No Prayers, Clergy, or First Responders allowed at Ground Zero


On September 11, 2001, 411 First Responders lost their lives rescuing the victims of this terrible tragedy. You would think that on the tenth anniversary of this tragic event that clergy, prayers, and First Responders would be allowed. This is so shameful! I am disgusted. Catholic League President Bill Donahue shares his own powerful protest:

Last year, Mayor Bloomberg sought to justify his support for building a mosque near Ground Zero by recalling the bravery of the firefighters on that fateful day. "In rushing into those burning buildings, not one of them asked, 'What God do you pray to?'" He added, "We do not honor their lives by denying the very constitutional rights they died protecting."

If it was so convenient for Bloomberg to invoke the First Responders to justify his support for the mosque, what's stopping him from honoring these brave policemen and firefighters on 9/11? Moreover, the first of the First Responders to die was Father Mychal Judge (shown in the photo above). He was not an anomaly: the vast majority of First Responders who died were Roman Catholic. Yet both First Responders and the clergy are being censored from the events. Thus, this is doubly insulting to Catholics.

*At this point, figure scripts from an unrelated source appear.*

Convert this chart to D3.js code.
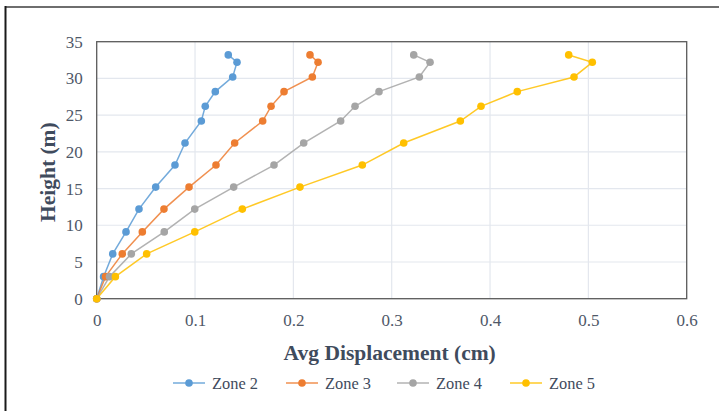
<!DOCTYPE html>
<html>
<head>
<meta charset="utf-8">
<script src="https://cdn.jsdelivr.net/npm/d3@7"></script>
<style>
  html, body { margin: 0; padding: 0; background: #fff; }
  svg { display: block; }
  text { font-family: "Liberation Serif", "Times New Roman", serif; }
</style>
</head>
<body>
<div id="chart"></div>
<script>
// ---- data ----
const heights = [0, 3, 6.1, 9.1, 12.2, 15.2, 18.2, 21.2, 24.2, 26.2, 28.2, 30.2, 32.2, 33.2];
const zone2 = [0, 0.007, 0.0163, 0.0298, 0.043, 0.060, 0.0796, 0.0898, 0.1064, 0.1104, 0.1206, 0.1383, 0.1427, 0.1338];
const zone3 = [0, 0.009, 0.026, 0.0464, 0.0684, 0.0939, 0.1213, 0.1403, 0.1688, 0.1773, 0.1905, 0.2193, 0.2251, 0.2169];
const zone4 = [0, 0.013, 0.0352, 0.0687, 0.0997, 0.1393, 0.1803, 0.2105, 0.2481, 0.2627, 0.2871, 0.3281, 0.339, 0.3224];
const zone5 = [0, 0.019, 0.0508, 0.0997, 0.1481, 0.2067, 0.2701, 0.3122, 0.3698, 0.3908, 0.4277, 0.4854, 0.504, 0.48];
const seriesNames = ["Zone 2", "Zone 3", "Zone 4", "Zone 5"];
const seriesValues = [zone2, zone3, zone4, zone5];
const seriesColors = ["#5B9BD5", "#ED7D31", "#A5A5A5", "#FFC000"];
const xTicks = [0, 0.1, 0.2, 0.3, 0.4, 0.5, 0.6];
const yTicks = [0, 5, 10, 15, 20, 25, 30, 35];
const xTitle = "Avg Displacement (cm)";
const yTitle = "Height (m)";

// ---- layout ----
const W = 719, H = 411;
const plot = { left: 96.7, right: 686.7, top: 41.7, bottom: 298.7 };
const tickColor = "#4f5868";
const titleColor = "#3f4b5d";

const svg = d3.select("#chart").append("svg").attr("width", W).attr("height", H);

// outer frame (top + left edges visible)
svg.append("line").attr("x1", 5).attr("x2", W).attr("y1", 7).attr("y2", 7)
  .attr("stroke", "#6e6e6e").attr("stroke-width", 2);
svg.append("line").attr("x1", 5.5).attr("x2", 5.5).attr("y1", 6).attr("y2", H)
  .attr("stroke", "#1a1a1a").attr("stroke-width", 2);

const x = d3.scaleLinear().domain([0, 0.6]).range([plot.left, plot.right]);
const y = d3.scaleLinear().domain([0, 35]).range([plot.bottom, plot.top]);

// gridlines
const grid = svg.append("g");
grid.selectAll("line.h").data(yTicks.slice(1, -1)).join("line")
  .attr("x1", plot.left).attr("x2", plot.right)
  .attr("y1", d => y(d)).attr("y2", d => y(d))
  .attr("stroke", "#e3e7ee").attr("stroke-width", 1.2);
grid.selectAll("line.v").data(xTicks.slice(1, -1)).join("line")
  .attr("y1", plot.top).attr("y2", plot.bottom)
  .attr("x1", d => x(d)).attr("x2", d => x(d))
  .attr("stroke", "#e3e7ee").attr("stroke-width", 1.2);

// plot frame
svg.append("rect")
  .attr("x", plot.left).attr("y", plot.top)
  .attr("width", plot.right - plot.left).attr("height", plot.bottom - plot.top)
  .attr("fill", "none").attr("stroke", "#5a5a5a").attr("stroke-width", 1.3);

// axes (labels only; lines drawn by frame)
const xAxis = d3.axisBottom(x).tickValues(xTicks).tickSize(0).tickPadding(0)
  .tickFormat(d => d === 0 ? "0" : d3.format(".1f")(d));
const gx = svg.append("g").attr("transform", `translate(0,${plot.bottom})`).call(xAxis);
gx.select(".domain").remove();
gx.selectAll("text").attr("y", 22).attr("dy", "0.32em")
  .attr("font-size", 17).attr("fill", tickColor)
  .attr("font-family", "Liberation Serif, serif");

const yAxis = d3.axisLeft(y).tickValues(yTicks).tickSize(0).tickPadding(0);
const gy = svg.append("g").attr("transform", `translate(${plot.left},0)`).call(yAxis);
gy.select(".domain").remove();
gy.selectAll("text").attr("x", -14).attr("dy", "0.32em")
  .attr("font-size", 17).attr("fill", tickColor)
  .attr("font-family", "Liberation Serif, serif");

// axis titles
svg.append("text").attr("x", (plot.left + plot.right) / 2 - 2).attr("y", 360)
  .attr("text-anchor", "middle").attr("font-weight", "bold").attr("font-size", 21.5)
  .attr("fill", titleColor).text(xTitle);
svg.append("text")
  .attr("transform", `translate(55,${(plot.top + plot.bottom) / 2 + 2}) rotate(-90)`)
  .attr("text-anchor", "middle").attr("font-weight", "bold").attr("font-size", 21.5)
  .attr("fill", titleColor).text(yTitle);

// series
const line = d3.line().x(d => x(d.v)).y(d => y(d.h));
seriesValues.forEach((vals, i) => {
  const pts = vals.map((v, j) => ({ v, h: heights[j] }));
  const g = svg.append("g");
  g.append("path").datum(pts).attr("d", line)
    .attr("fill", "none").attr("stroke", seriesColors[i])
    .attr("stroke-width", 1.5).attr("stroke-opacity", 0.85);
});
seriesValues.forEach((vals, i) => {
  const pts = vals.map((v, j) => ({ v, h: heights[j] }));
  svg.append("g").selectAll("circle").data(pts).join("circle")
    .attr("cx", d => x(d.v)).attr("cy", d => y(d.h)).attr("r", 3.8)
    .attr("fill", seriesColors[i]);
});

// legend
const legendX = [173, 286, 397, 510];
const legendY = 383;
const lg = svg.append("g");
seriesNames.forEach((name, i) => {
  const x0 = legendX[i];
  lg.append("line").attr("x1", x0).attr("x2", x0 + 32).attr("y1", legendY).attr("y2", legendY)
    .attr("stroke", seriesColors[i]).attr("stroke-width", 1.5).attr("stroke-opacity", 0.85);
  lg.append("circle").attr("cx", x0 + 16).attr("cy", legendY).attr("r", 3.8).attr("fill", seriesColors[i]);
  lg.append("text").attr("x", x0 + 39).attr("y", legendY).attr("dy", "0.35em")
    .attr("font-size", 16.4).attr("fill", titleColor).text(name);
});
</script>
</body>
</html>
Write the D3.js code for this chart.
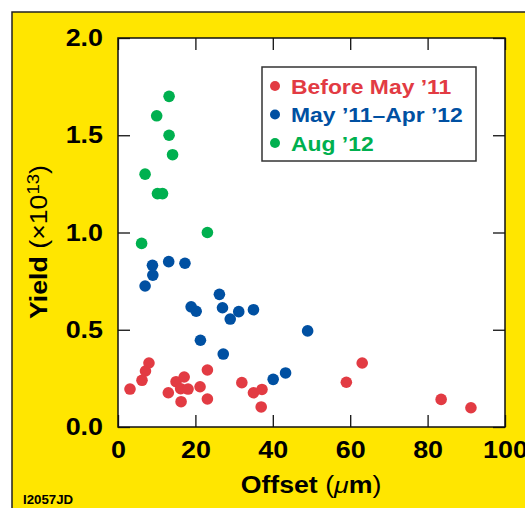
<!DOCTYPE html>
<html lang="en">
<head>
<meta charset="UTF-8">
<script src="https://d3js.org/d3.v7.min.js"></script>
<title>Yield vs Offset</title>
<style>
  body { margin: 0; background: #fff; }
  svg { display: block; }
  text { font-family: 'Liberation Sans', Arial, sans-serif; }
</style>
</head>
<body>
<svg id="canvas"></svg>
<script>
// data: offset (um) and yield (x1e13)
let beforeX = [3.1, 6.2, 7.1, 8.0, 13.0, 15.0, 16.2, 16.3, 17.1, 18.1, 21.2, 23.1, 23.1, 32.0, 35.0, 37.2, 37.0, 59.0, 63.1, 83.5, 91.2]
let beforeY = [0.195, 0.240, 0.288, 0.329, 0.176, 0.233, 0.197, 0.130, 0.257, 0.195, 0.207, 0.293, 0.144, 0.228, 0.176, 0.193, 0.103, 0.230, 0.329, 0.142, 0.099]

let midX = [7.0, 8.9, 9.0, 13.1, 17.3, 18.9, 20.2, 21.3, 26.2, 27.0, 27.2, 29.0, 31.2, 35.0, 40.1, 43.3, 49.0]
let midY = [0.725, 0.831, 0.781, 0.850, 0.842, 0.618, 0.595, 0.446, 0.682, 0.613, 0.375, 0.555, 0.593, 0.603, 0.245, 0.278, 0.494]

let augX = [6.1, 7.0, 10.0, 10.2, 11.5, 13.2, 13.2, 14.1, 23.1]
let augY = [0.944, 1.30, 1.60, 1.20, 1.20, 1.70, 1.50, 1.40, 1.00]

let seriesNames = ['Before May \u201911', 'May \u201911\u2013Apr \u201912', 'Aug \u201912']
let seriesColors = ['#e23b43', '#0050a2', '#00b04f']

let xTicks = [0, 20, 40, 60, 80, 100]
let yTicks = [0, 0.5, 1.0, 1.5, 2.0]

let width = 525
let height = 508
let plotLeft = 118, plotRight = 505, plotTop = 38, plotBottom = 427

let svg = d3.select('#canvas').attr('width', width).attr('height', height)

// the original lettering is a bit wider than Liberation Sans
let stretch = (sel, k) => {
    sel.each(function () {
        let len = this.getComputedTextLength()
        d3.select(this).attr('textLength', len * k).attr('lengthAdjust', 'spacingAndGlyphs')
    })
}

// yellow frame
svg.append('rect')
    .attr('x', 12).attr('y', 12)
    .attr('width', width + 10).attr('height', height + 10)
    .attr('fill', '#ffe600')
    .attr('stroke', '#222').attr('stroke-width', 1.5)

let xScale = d3.scaleLinear().domain([0, 100]).range([plotLeft, plotRight])
let yScale = d3.scaleLinear().domain([0, 2]).range([plotBottom, plotTop])

svg.append('rect')
    .attr('x', plotLeft).attr('y', plotTop)
    .attr('width', plotRight - plotLeft).attr('height', plotBottom - plotTop)
    .attr('fill', '#fff')

let styleAxis = (g) => {
    g.select('.domain').remove()
    g.selectAll('line').attr('stroke', '#111').attr('stroke-width', 1.3)
    g.selectAll('text')
        .attr('fill', '#000')
        .style('font-size', '24px')
        .style('font-weight', 'bold')
        .style('font-family', "'Liberation Sans', Arial, sans-serif")
        .call(stretch, 1.12)
}

svg.append('g')
    .attr('transform', 'translate(0,' + plotBottom + ')')
    .call(d3.axisBottom(xScale).tickValues(xTicks).tickSizeInner(-12).tickSizeOuter(0).tickPadding(14).tickFormat(d3.format('d')))
    .call(styleAxis)
svg.append('g')
    .attr('transform', 'translate(0,' + plotTop + ')')
    .call(d3.axisTop(xScale).tickValues(xTicks).tickSizeInner(-12).tickSizeOuter(0).tickFormat(''))
    .call(styleAxis)
svg.append('g')
    .attr('transform', 'translate(' + plotLeft + ',0)')
    .call(d3.axisLeft(yScale).tickValues(yTicks).tickSizeInner(-12).tickSizeOuter(0).tickPadding(15).tickFormat(d3.format('.1f')))
    .call(styleAxis)
svg.append('g')
    .attr('transform', 'translate(' + plotRight + ',0)')
    .call(d3.axisRight(yScale).tickValues(yTicks).tickSizeInner(-12).tickSizeOuter(0).tickFormat(''))
    .call(styleAxis)

svg.append('rect')
    .attr('x', plotLeft).attr('y', plotTop)
    .attr('width', plotRight - plotLeft).attr('height', plotBottom - plotTop)
    .attr('fill', 'none')
    .attr('stroke', '#111').attr('stroke-width', 1.5)

// points
let series = [
    d3.zip(beforeX, beforeY),
    d3.zip(midX, midY),
    d3.zip(augX, augY)
]
series.forEach((pts, i) => {
    svg.append('g').selectAll('circle')
        .data(pts)
        .enter()
        .append('circle')
        .attr('cx', (d) => xScale(d[0]))
        .attr('cy', (d) => yScale(d[1]))
        .attr('r', 5.8)
        .attr('fill', seriesColors[i])
})

// legend
let legend = svg.append('g')
legend.append('rect')
    .attr('x', 262).attr('y', 67)
    .attr('width', 214).attr('height', 94)
    .attr('fill', '#fff')
    .attr('stroke', '#333').attr('stroke-width', 1.5)
seriesNames.forEach((name, i) => {
    let cy = 86 + i * 28.5
    legend.append('circle')
        .attr('cx', 275).attr('cy', cy).attr('r', 5)
        .attr('fill', seriesColors[i])
    legend.append('text')
        .attr('x', 291).attr('y', cy + 7.5)
        .attr('fill', seriesColors[i])
        .style('font-size', '21px')
        .style('font-weight', 'bold')
        .text(name)
        .call(stretch, 1.09)
})

// axis titles
let xTitle = svg.append('text')
    .attr('x', 311).attr('y', 492.5)
    .attr('text-anchor', 'middle')
    .style('font-size', '23px')
xTitle.append('tspan').style('font-weight', 'bold').text('Offset ')
xTitle.append('tspan').text('(')
xTitle.append('tspan').style('font-style', 'italic').text('\u03bc')
xTitle.append('tspan').style('font-weight', 'bold').text('m')
xTitle.append('tspan').text(')')
xTitle.call(stretch, 1.16)

let yTitle = svg.append('text')
    .attr('transform', 'translate(47,242) rotate(-90)')
    .attr('text-anchor', 'middle')
    .style('font-size', '23px')
yTitle.append('tspan').style('font-weight', 'bold').text('Yield ')
yTitle.append('tspan').text('(\u00d710')
yTitle.append('tspan').attr('dy', -8).style('font-size', '16px').text('13')
yTitle.append('tspan').attr('dy', 8).text(')')
yTitle.call(stretch, 1.16)

svg.append('text')
    .attr('x', 23).attr('y', 504)
    .style('font-size', '12.5px')
    .style('font-weight', 'bold')
    .text('I2057JD')
    .call(stretch, 1.06)
</script>
</body>
</html>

The clergy gag rule is being instituted to avoid "disagreements over which religious leaders participate." But since when has this been an issue? Plenty of clergy, including an imam, spoke at an interfaith service at Yankee Stadium after the attacks, and they managed to pull it off without a problem. Why would it be any different this time?

The difference this time is the mayor. "This cannot be political," he intones, yet it is the politicians—not the First Responders or the clergy—whom he has invited to speak. Also, if President Obama is attending an interfaith prayer service at Washington National Cathedral on the evening of 9/11, why can't Bloomberg allow a spot for a prayer?

Bloomberg says he doesn't want to "take away from the solemnity, if that's the right word, of the occasion." Yes, that's the right word. According to the Oxford English Dictionary, it means "having a religious character." Yet the mayor, perversely, wants to secularize a solemn event.